Meet Georgia Tech Hillel’s New Team Member

By AJT Staff October 10, 2018

Source: Atlanta Jewish Times

Hillel at Georgia Tech added a third employee to its programmatic team, joining Director Lauren Blazofsky and Israel fellow Omer Zimmerman. Eliza Duberstein joins Hillel at GT as the Springboard Fellowship innovation program. The Springboard Fellowship is a two year Hillel fellowship that places recent college graduates on campuses across North America for their first post-college job.

This year, Springboard offered two “tracks” or foci. The Ezra fellows concentrate on Jewish texts and teaching, while the innovation fellows explore “design thinking” and student engagement. A week-long institute training taught Duberstein the methodology of “design thinking.” Duberstein describes her experience at the institute: “I learned a process of thinking creatively and critically, a method in which I consider my desired outcomes and radical empathy.
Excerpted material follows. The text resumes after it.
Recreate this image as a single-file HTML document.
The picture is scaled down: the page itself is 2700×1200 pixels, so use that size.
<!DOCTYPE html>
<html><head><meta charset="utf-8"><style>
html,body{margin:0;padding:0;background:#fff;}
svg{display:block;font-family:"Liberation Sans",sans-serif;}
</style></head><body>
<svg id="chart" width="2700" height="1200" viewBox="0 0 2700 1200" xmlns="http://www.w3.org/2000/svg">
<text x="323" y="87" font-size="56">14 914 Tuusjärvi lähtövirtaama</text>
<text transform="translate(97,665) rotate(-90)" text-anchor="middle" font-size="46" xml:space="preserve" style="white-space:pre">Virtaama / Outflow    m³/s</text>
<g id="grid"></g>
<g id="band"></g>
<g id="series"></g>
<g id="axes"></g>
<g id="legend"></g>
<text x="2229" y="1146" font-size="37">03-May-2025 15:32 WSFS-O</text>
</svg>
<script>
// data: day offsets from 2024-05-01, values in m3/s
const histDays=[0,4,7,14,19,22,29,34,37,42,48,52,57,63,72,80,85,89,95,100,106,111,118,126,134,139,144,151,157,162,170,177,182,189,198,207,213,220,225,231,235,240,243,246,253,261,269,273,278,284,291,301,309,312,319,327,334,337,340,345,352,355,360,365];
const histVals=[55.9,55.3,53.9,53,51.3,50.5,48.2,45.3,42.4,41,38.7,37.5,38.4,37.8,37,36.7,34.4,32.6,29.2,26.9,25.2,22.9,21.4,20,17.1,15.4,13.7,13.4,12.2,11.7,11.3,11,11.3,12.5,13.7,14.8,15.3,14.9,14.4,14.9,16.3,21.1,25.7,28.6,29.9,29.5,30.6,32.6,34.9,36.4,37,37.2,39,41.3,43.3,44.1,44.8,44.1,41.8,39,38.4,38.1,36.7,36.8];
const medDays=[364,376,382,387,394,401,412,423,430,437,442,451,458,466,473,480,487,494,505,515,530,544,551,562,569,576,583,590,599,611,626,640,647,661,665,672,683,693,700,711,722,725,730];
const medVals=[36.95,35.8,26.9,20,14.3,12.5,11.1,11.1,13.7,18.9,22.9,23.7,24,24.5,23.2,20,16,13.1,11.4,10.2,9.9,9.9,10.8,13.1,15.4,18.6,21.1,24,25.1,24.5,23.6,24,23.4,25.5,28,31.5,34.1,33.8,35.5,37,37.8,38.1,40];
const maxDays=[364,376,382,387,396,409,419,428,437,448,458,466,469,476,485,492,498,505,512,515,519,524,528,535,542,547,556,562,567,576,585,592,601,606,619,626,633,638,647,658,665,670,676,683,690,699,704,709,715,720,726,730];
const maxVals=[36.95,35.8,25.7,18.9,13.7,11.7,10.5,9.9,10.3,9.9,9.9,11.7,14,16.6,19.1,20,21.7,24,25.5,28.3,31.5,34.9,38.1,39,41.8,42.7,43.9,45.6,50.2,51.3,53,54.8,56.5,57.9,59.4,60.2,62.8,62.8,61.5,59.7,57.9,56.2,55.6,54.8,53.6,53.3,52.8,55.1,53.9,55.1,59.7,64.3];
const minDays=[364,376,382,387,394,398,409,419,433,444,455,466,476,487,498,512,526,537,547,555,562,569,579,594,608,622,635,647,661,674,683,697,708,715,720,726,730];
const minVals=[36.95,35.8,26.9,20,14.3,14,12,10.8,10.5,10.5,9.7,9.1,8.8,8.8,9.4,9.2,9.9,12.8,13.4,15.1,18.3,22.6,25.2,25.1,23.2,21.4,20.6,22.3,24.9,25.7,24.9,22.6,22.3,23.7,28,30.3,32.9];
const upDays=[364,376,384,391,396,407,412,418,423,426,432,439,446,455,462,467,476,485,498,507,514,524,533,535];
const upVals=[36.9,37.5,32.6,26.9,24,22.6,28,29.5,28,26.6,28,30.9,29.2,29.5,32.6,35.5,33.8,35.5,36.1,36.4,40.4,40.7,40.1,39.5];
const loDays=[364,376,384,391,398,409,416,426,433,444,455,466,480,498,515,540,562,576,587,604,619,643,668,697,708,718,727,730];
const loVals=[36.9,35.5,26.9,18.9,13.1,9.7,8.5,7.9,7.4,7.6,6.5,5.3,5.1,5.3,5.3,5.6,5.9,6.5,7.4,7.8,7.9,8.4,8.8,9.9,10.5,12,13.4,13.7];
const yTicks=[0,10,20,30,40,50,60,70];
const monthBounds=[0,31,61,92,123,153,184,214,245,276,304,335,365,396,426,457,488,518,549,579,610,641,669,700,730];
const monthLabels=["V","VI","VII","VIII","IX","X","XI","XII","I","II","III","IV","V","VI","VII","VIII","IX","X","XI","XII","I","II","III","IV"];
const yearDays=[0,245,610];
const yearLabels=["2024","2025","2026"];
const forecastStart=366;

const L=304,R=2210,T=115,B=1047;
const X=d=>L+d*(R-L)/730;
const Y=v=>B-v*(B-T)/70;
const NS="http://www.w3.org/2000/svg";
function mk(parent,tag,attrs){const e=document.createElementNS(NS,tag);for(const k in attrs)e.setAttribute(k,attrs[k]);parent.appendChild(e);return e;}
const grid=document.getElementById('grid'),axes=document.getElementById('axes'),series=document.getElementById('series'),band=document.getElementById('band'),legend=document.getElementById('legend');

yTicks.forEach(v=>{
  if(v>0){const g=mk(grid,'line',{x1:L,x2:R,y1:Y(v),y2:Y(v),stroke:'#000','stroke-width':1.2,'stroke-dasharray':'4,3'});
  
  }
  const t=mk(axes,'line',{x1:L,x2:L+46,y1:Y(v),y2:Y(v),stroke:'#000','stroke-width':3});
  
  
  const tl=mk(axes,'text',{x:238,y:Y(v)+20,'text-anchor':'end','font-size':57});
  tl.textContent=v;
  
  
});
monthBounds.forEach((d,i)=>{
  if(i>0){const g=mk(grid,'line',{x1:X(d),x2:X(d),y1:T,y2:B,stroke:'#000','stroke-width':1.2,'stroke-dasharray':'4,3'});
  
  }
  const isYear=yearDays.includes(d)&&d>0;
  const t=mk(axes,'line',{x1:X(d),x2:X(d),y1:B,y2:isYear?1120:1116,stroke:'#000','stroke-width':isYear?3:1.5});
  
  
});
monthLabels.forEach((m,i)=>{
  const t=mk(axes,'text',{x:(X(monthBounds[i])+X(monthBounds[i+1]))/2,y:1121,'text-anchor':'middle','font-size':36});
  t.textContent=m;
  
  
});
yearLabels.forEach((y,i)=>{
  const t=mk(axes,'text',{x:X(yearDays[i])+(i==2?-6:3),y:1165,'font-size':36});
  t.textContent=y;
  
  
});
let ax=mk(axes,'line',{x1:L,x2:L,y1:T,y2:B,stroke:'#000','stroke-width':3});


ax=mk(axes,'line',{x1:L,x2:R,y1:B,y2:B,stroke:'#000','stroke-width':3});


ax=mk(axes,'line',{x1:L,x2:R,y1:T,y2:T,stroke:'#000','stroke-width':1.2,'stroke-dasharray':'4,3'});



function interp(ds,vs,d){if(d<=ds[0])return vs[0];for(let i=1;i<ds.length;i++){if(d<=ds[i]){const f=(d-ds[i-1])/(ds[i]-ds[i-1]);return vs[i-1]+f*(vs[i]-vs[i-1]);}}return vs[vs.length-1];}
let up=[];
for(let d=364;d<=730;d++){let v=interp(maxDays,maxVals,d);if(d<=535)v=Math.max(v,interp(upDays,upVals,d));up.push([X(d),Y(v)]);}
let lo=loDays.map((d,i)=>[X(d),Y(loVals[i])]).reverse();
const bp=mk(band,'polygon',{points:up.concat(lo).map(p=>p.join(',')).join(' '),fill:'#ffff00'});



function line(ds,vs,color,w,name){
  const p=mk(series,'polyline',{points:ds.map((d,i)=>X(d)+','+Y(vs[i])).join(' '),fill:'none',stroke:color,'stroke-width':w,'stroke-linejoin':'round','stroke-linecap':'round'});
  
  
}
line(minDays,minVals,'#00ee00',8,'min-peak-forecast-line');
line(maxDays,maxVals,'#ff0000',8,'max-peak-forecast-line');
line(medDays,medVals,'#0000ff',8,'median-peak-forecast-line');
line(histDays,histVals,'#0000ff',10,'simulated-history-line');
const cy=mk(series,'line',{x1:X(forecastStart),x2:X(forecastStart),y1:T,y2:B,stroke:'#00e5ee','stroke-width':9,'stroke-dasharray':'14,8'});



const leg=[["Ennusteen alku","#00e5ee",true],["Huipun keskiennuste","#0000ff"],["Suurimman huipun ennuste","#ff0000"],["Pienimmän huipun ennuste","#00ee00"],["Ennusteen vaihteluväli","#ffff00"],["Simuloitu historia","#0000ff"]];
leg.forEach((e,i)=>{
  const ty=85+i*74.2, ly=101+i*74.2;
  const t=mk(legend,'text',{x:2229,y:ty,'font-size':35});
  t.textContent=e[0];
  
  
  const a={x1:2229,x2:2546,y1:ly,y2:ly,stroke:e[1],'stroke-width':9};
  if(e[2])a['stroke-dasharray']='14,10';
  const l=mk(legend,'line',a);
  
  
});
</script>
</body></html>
Now when deciding what ideas I want to implement at Tech, I consider what needs Tech students face and what is the best – perhaps unprecedented – way to meet those needs.”

For now, Duberstein is focusing on her engagement work. She wants to fully understand the students before creating new programs or ideas. Her goal is to reach out to every freshman, and hopefully every Jewish person on campus. Her favorite part of the job so far is taking students out on “coffee dates,” a national Hillel initiative to increase engagement by emphasizing the importance of one-on-one interactions. Duberstein loves the meetings because “every student at Tech is so intelligent and unique. I leave each coffee date having learned something new or contemplating an interesting question.” Duberstein will also be co-facilitating the Jewish learning fellowship, which encourages college students to “ask big questions” and analyze ethical issues within the context of Jewish texts.

Duberstein studied political science at Emory University and was a board member and engagement intern with Emory Hillel. After Emory, she participated for four months in a Jewish Studies program in Prague. She hopes her position at Georgia Tech will positively influence the Jewish community there, and increase the reach Hillel has on campus.

"I leave each coffee date having learned something new or contemplating an interesting question.”